▶ [Material]:
┌──

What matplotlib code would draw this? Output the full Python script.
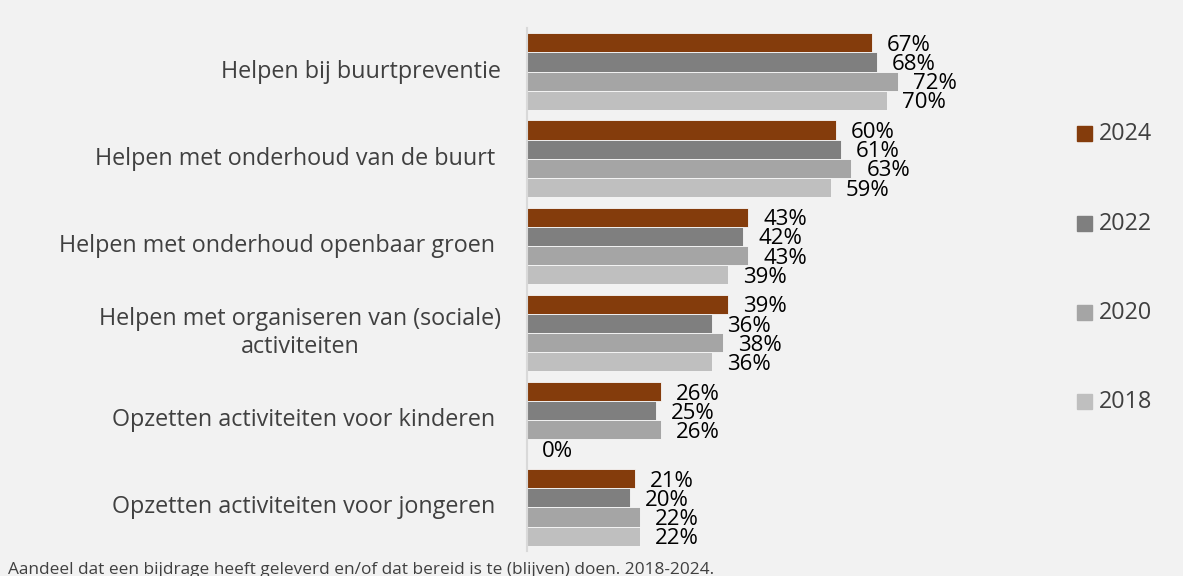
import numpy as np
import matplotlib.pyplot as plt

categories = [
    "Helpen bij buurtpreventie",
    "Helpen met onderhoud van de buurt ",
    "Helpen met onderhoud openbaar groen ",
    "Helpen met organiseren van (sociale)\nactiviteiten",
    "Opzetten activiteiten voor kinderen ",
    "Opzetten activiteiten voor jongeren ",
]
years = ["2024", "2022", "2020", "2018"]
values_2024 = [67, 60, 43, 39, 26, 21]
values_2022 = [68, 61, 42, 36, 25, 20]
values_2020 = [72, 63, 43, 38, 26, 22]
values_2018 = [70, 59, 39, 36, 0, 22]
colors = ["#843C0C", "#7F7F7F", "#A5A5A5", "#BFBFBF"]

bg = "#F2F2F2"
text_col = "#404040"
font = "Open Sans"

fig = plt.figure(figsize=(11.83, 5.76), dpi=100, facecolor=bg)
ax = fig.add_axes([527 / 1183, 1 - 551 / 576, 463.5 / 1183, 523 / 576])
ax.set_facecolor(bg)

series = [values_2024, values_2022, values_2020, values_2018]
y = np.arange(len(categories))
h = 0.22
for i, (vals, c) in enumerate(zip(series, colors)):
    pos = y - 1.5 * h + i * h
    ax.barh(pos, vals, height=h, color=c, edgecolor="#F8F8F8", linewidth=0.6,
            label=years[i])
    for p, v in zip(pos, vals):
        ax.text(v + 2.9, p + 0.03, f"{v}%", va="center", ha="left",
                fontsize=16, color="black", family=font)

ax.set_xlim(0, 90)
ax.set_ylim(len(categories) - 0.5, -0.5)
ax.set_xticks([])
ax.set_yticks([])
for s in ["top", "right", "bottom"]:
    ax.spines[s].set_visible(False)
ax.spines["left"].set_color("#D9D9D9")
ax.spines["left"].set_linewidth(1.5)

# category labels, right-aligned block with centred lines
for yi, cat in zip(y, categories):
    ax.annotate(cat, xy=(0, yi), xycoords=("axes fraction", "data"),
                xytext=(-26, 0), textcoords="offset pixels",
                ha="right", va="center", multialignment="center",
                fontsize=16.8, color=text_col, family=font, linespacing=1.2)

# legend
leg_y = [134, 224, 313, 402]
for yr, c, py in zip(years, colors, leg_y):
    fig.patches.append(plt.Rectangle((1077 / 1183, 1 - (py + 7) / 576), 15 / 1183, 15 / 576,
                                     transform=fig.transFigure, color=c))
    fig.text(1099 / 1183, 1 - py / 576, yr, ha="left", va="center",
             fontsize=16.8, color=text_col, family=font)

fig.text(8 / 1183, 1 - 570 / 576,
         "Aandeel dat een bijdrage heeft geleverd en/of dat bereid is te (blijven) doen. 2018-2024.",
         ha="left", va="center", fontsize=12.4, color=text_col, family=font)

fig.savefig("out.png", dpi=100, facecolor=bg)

└──

Extract all the data above exactly, excluding every picture.

What matplotlib code would draw this? Output the full Python script.
import numpy as np
import matplotlib.pyplot as plt

categories = [
    "Helpen bij buurtpreventie",
    "Helpen met onderhoud van de buurt ",
    "Helpen met onderhoud openbaar groen ",
    "Helpen met organiseren van (sociale)\nactiviteiten",
    "Opzetten activiteiten voor kinderen ",
    "Opzetten activiteiten voor jongeren ",
]
years = ["2024", "2022", "2020", "2018"]
values_2024 = [67, 60, 43, 39, 26, 21]
values_2022 = [68, 61, 42, 36, 25, 20]
values_2020 = [72, 63, 43, 38, 26, 22]
values_2018 = [70, 59, 39, 36, 0, 22]
colors = ["#843C0C", "#7F7F7F", "#A5A5A5", "#BFBFBF"]

bg = "#F2F2F2"
text_col = "#404040"
font = "Open Sans"

fig = plt.figure(figsize=(11.83, 5.76), dpi=100, facecolor=bg)
ax = fig.add_axes([527 / 1183, 1 - 551 / 576, 463.5 / 1183, 523 / 576])
ax.set_facecolor(bg)

series = [values_2024, values_2022, values_2020, values_2018]
y = np.arange(len(categories))
h = 0.22
for i, (vals, c) in enumerate(zip(series, colors)):
    pos = y - 1.5 * h + i * h
    ax.barh(pos, vals, height=h, color=c, edgecolor="#F8F8F8", linewidth=0.6,
            label=years[i])
    for p, v in zip(pos, vals):
        ax.text(v + 2.9, p + 0.03, f"{v}%", va="center", ha="left",
                fontsize=16, color="black", family=font)

ax.set_xlim(0, 90)
ax.set_ylim(len(categories) - 0.5, -0.5)
ax.set_xticks([])
ax.set_yticks([])
for s in ["top", "right", "bottom"]:
    ax.spines[s].set_visible(False)
ax.spines["left"].set_color("#D9D9D9")
ax.spines["left"].set_linewidth(1.5)

# category labels, right-aligned block with centred lines
for yi, cat in zip(y, categories):
    ax.annotate(cat, xy=(0, yi), xycoords=("axes fraction", "data"),
                xytext=(-26, 0), textcoords="offset pixels",
                ha="right", va="center", multialignment="center",
                fontsize=16.8, color=text_col, family=font, linespacing=1.2)

# legend
leg_y = [134, 224, 313, 402]
for yr, c, py in zip(years, colors, leg_y):
    fig.patches.append(plt.Rectangle((1077 / 1183, 1 - (py + 7) / 576), 15 / 1183, 15 / 576,
                                     transform=fig.transFigure, color=c))
    fig.text(1099 / 1183, 1 - py / 576, yr, ha="left", va="center",
             fontsize=16.8, color=text_col, family=font)

fig.text(8 / 1183, 1 - 570 / 576,
         "Aandeel dat een bijdrage heeft geleverd en/of dat bereid is te (blijven) doen. 2018-2024.",
         ha="left", va="center", fontsize=12.4, color=text_col, family=font)

fig.savefig("out.png", dpi=100, facecolor=bg)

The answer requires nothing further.